Daniel Kitson Hosts Screenings of His Acclaimed Story Show, ‘The Interminable Suicide of Gregory Church,’ Tickets on Sale
We were pretty torn up when Daniel Kitson abruptly canceled his Resonance.FM morning radio show, A Reason to Wake Up. His musings had become a bright spot in this pandemic mess. But as it turns out, the British comedian has not forsaken us. The raconteur re-emerged the other day with a new proposition; to hold screenings of his famed one-man story show The Interminable Suicide of Gregory Church. These screenings simulate an actual performance, involve three time zones (AEST, BST, EDT), and have limited audience capacity. Read on for more details on how you can score tickets to these precious screening events that launch today.

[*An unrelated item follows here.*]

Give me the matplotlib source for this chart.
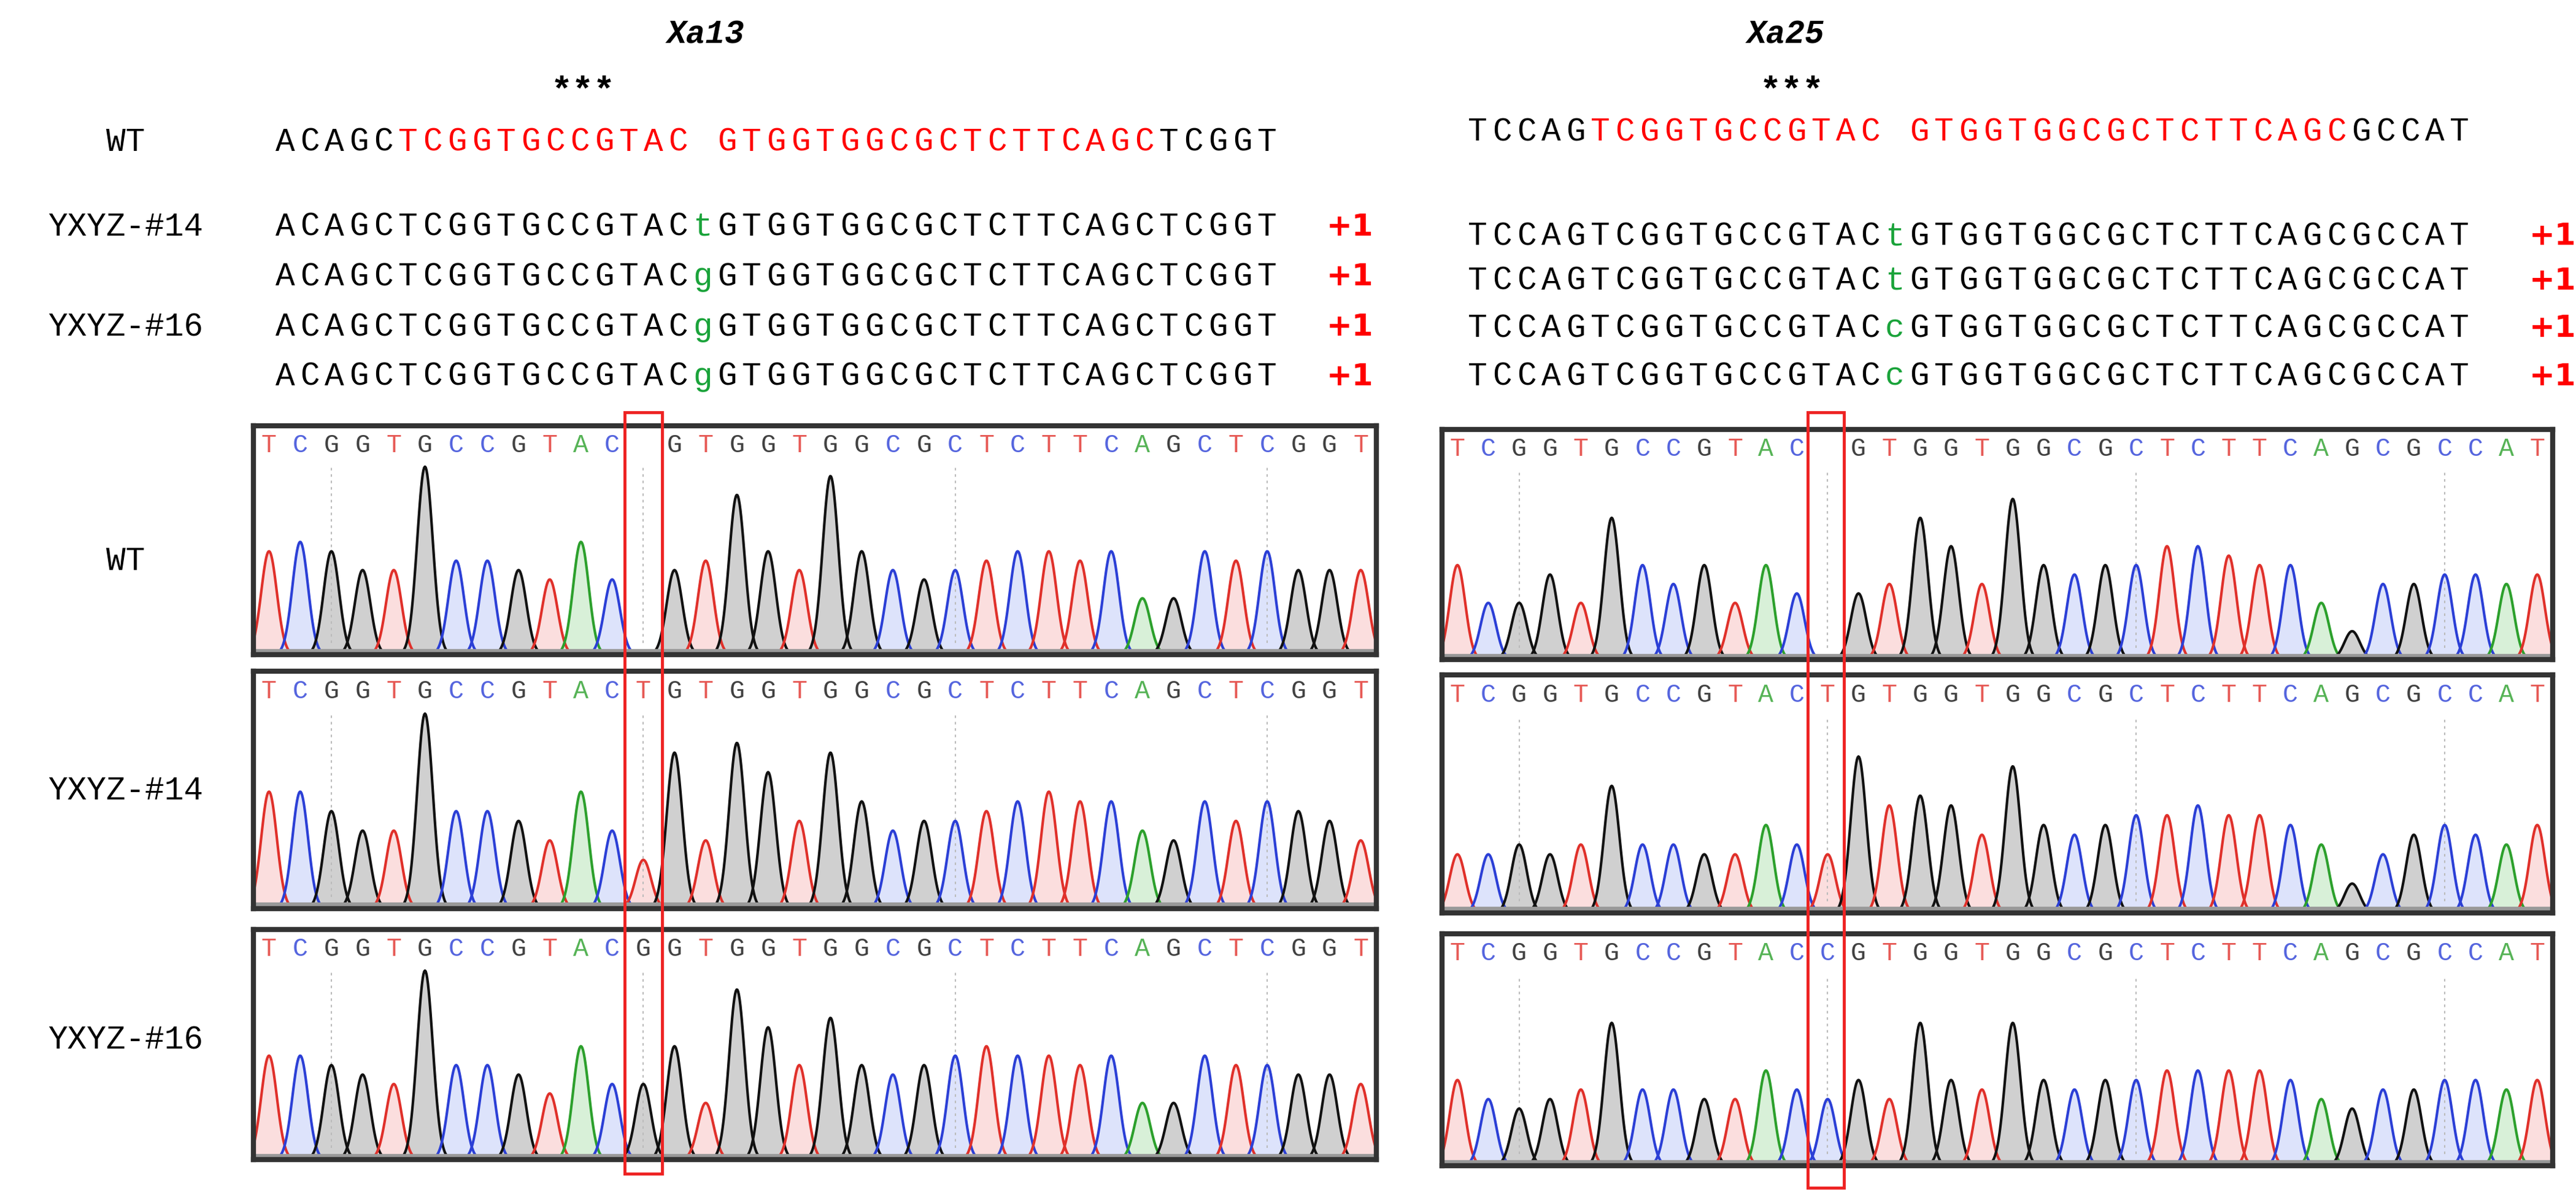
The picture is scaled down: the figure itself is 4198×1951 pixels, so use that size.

Kitson first performed The Interminable Suicide of Gregory Church at the Edinburgh Festival in 2009. It begins with the storyteller recounting how he came upon a large stash of letters in an attic while house hunting. These notes turn out to be the correspondence of a man named Gregory Church. Of the show, Kitson explains, “It was deceptively simple but satisfyingly complicated, it was funny and sad, there was a bit of mystery in it and, I thought, when I did it right, it was quite exhilarating.”
In 2011, Kitson took the show on the road. He performed it at St. Ann’s Warehouse in Brooklyn as part of the Under the Radar Festival, and then traveled with it to Melbourne and around the UK. On May 11, 2011, Chris Evans went to the Tobacco Factory Theatre in Bristol, England, and recorded a performance in the round with eight cameras.
Nine years in the making, The Interminable Suicide of Gregory Church – the Movie is finally ready for its premiere. Kitson is using his tour of the show as a guide for its streaming rollout. Since he performed the show in the UK, Melbourne, and New York, he will host screenings catered to these time zones. Monday, May 18 through Friday, May 22, there will be daily screenings, one at 9pm AEST, one at 9pm BST, and one at 9pm EDT. And on Saturday, May 23 and Sunday, May 24, there will be screenings at 11am AEST, 11am BST, and 11am EDT. The capacity of the three venues at the time he performed the show will dictate how many tickets he will sell. These shake out as follows:
The Tobacco Factory Theatre in Bristol, England – 356 seats
The Fairfax Studio, Arts Centre in Melbourne – 376 seats
St Ann’s Warehouse in Brooklyn, New York – 200 seats
Initially, Kitson put tickets to the screenings on sale last Friday, but the ticketing system crashed. In a note to fans, he chalked it up to underestimating “the scale and voracity of the DK2000 marketplace™.” After some re-tooling, tickets go back on sale today at 9am in each screenings respective time zone. As of press time, the UK time zone screenings are practically sold out. In the U.S., best bets are the Monday through Friday screenings for the folks in Melbourne at 7am EDT/4am PDT, or the New York time zone screenings at 9pm EDT/6pm PDT, and the weekend screenings for Melbourne at 9pm EDT/6pm PDT (Friday and Saturday), or the New York time zone screenings at 11am EDT/8am PDT (Saturday and Sunday). As you can see, it can get confusing.
Tickets to the screenings run £5 (or local equivalent) with all proceeds going to The Angel Comedy Micro Bursary Fund, an initiative that supports comedians who lost work because of the coronavirus lockdown. You can purchase your tickets here via Citizen Ticket on Monday, May 18, starting at 9am in the AEST, BST, and EDT time zones. Kitson will introduce the screenings. We assume these intros are pre-recorded. Update: The introductions are live and he also speaks briefly at the end, so don’t turn the stream off prematurely.